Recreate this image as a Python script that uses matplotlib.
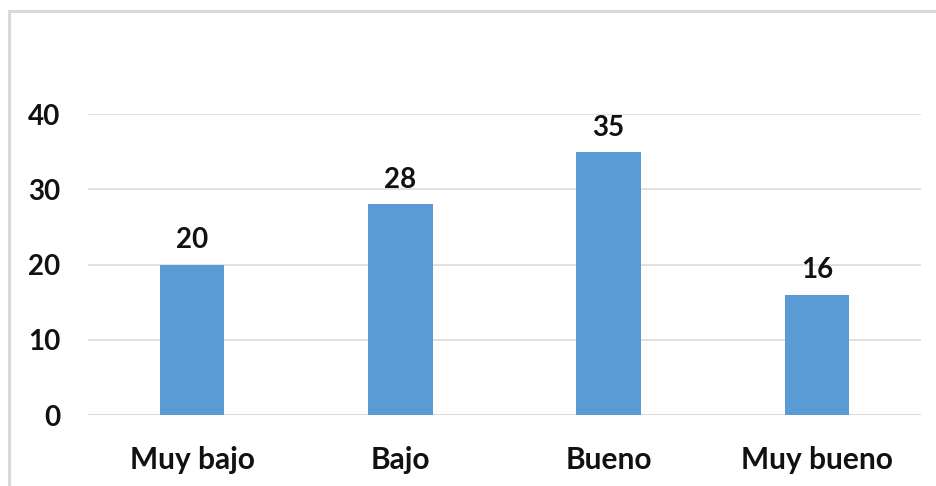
import matplotlib
matplotlib.use("Agg")
import matplotlib.pyplot as plt
from matplotlib.patches import Rectangle

categories = ["Muy bajo", "Bajo", "Bueno", "Muy bueno"]
values = [20, 28, 35, 16]
yticks = [0, 10, 20, 30, 40]

BAR_COLOR = "#5B9BD5"
GRID_COLOR = "#D9D9D9"
FONT = ["Lato", "DejaVu Sans"]
FSIZE = 20

fig = plt.figure(figsize=(9.36, 4.86), dpi=100)
fig.patch.set_facecolor("white")

# light frame around the chart area
fig.patches.append(Rectangle((9 / 936, -0.05), 1.2, 1 - 11 / 486 + 0.05,
                             transform=fig.transFigure, fill=False,
                             edgecolor=GRID_COLOR, linewidth=2.2))

ax = fig.add_axes([88 / 936, 1 - 415 / 486, (921 - 88) / 936, (415 - 114) / 486])
x = range(len(categories))
bars = ax.bar(x, values, width=0.31, color=BAR_COLOR, zorder=3)

ax.set_xlim(-0.5, len(categories) - 0.5)
ax.set_ylim(0, 40)
ax.set_yticks(yticks)
ax.set_yticklabels([str(t) for t in yticks])
ax.set_xticks(list(x))
ax.set_xticklabels(categories)

for s in ax.spines.values():
    s.set_visible(False)
ax.grid(axis="y", color=GRID_COLOR, linewidth=1.1, zorder=0)
ax.axhline(0, color=GRID_COLOR, linewidth=1.1, zorder=1)
ax.tick_params(length=0)
ax.tick_params(axis="y", pad=20)
ax.tick_params(axis="x", pad=22)
for lab in ax.get_yticklabels():
    lab.set_fontfamily(FONT)
    lab.set_fontweight("bold")
    lab.set_fontsize(FSIZE)
    lab.set_color("#111111")
for lab in ax.get_xticklabels():
    lab.set_fontfamily(FONT)
    lab.set_fontweight("bold")
    lab.set_fontsize(21.5)
    lab.set_color("#111111")

for rect, v in zip(bars, values):
    ax.annotate(str(v), (rect.get_x() + rect.get_width() / 2, v),
                xytext=(0, 8), textcoords="offset points",
                ha="center", va="bottom", fontsize=FSIZE, fontweight="bold",
                family=FONT, color="#111111", clip_on=False)

fig.savefig("out.png", dpi=100)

* * * *

Short problem :: Copy each line in full and exactly, omitting any picture.

Solution ::
Recreate this image as a Python script that uses matplotlib.
import matplotlib
matplotlib.use("Agg")
import matplotlib.pyplot as plt
from matplotlib.patches import Rectangle

categories = ["Muy bajo", "Bajo", "Bueno", "Muy bueno"]
values = [20, 28, 35, 16]
yticks = [0, 10, 20, 30, 40]

BAR_COLOR = "#5B9BD5"
GRID_COLOR = "#D9D9D9"
FONT = ["Lato", "DejaVu Sans"]
FSIZE = 20

fig = plt.figure(figsize=(9.36, 4.86), dpi=100)
fig.patch.set_facecolor("white")

# light frame around the chart area
fig.patches.append(Rectangle((9 / 936, -0.05), 1.2, 1 - 11 / 486 + 0.05,
                             transform=fig.transFigure, fill=False,
                             edgecolor=GRID_COLOR, linewidth=2.2))

ax = fig.add_axes([88 / 936, 1 - 415 / 486, (921 - 88) / 936, (415 - 114) / 486])
x = range(len(categories))
bars = ax.bar(x, values, width=0.31, color=BAR_COLOR, zorder=3)

ax.set_xlim(-0.5, len(categories) - 0.5)
ax.set_ylim(0, 40)
ax.set_yticks(yticks)
ax.set_yticklabels([str(t) for t in yticks])
ax.set_xticks(list(x))
ax.set_xticklabels(categories)

for s in ax.spines.values():
    s.set_visible(False)
ax.grid(axis="y", color=GRID_COLOR, linewidth=1.1, zorder=0)
ax.axhline(0, color=GRID_COLOR, linewidth=1.1, zorder=1)
ax.tick_params(length=0)
ax.tick_params(axis="y", pad=20)
ax.tick_params(axis="x", pad=22)
for lab in ax.get_yticklabels():
    lab.set_fontfamily(FONT)
    lab.set_fontweight("bold")
    lab.set_fontsize(FSIZE)
    lab.set_color("#111111")
for lab in ax.get_xticklabels():
    lab.set_fontfamily(FONT)
    lab.set_fontweight("bold")
    lab.set_fontsize(21.5)
    lab.set_color("#111111")

for rect, v in zip(bars, values):
    ax.annotate(str(v), (rect.get_x() + rect.get_width() / 2, v),
                xytext=(0, 8), textcoords="offset points",
                ha="center", va="bottom", fontsize=FSIZE, fontweight="bold",
                family=FONT, color="#111111", clip_on=False)

fig.savefig("out.png", dpi=100)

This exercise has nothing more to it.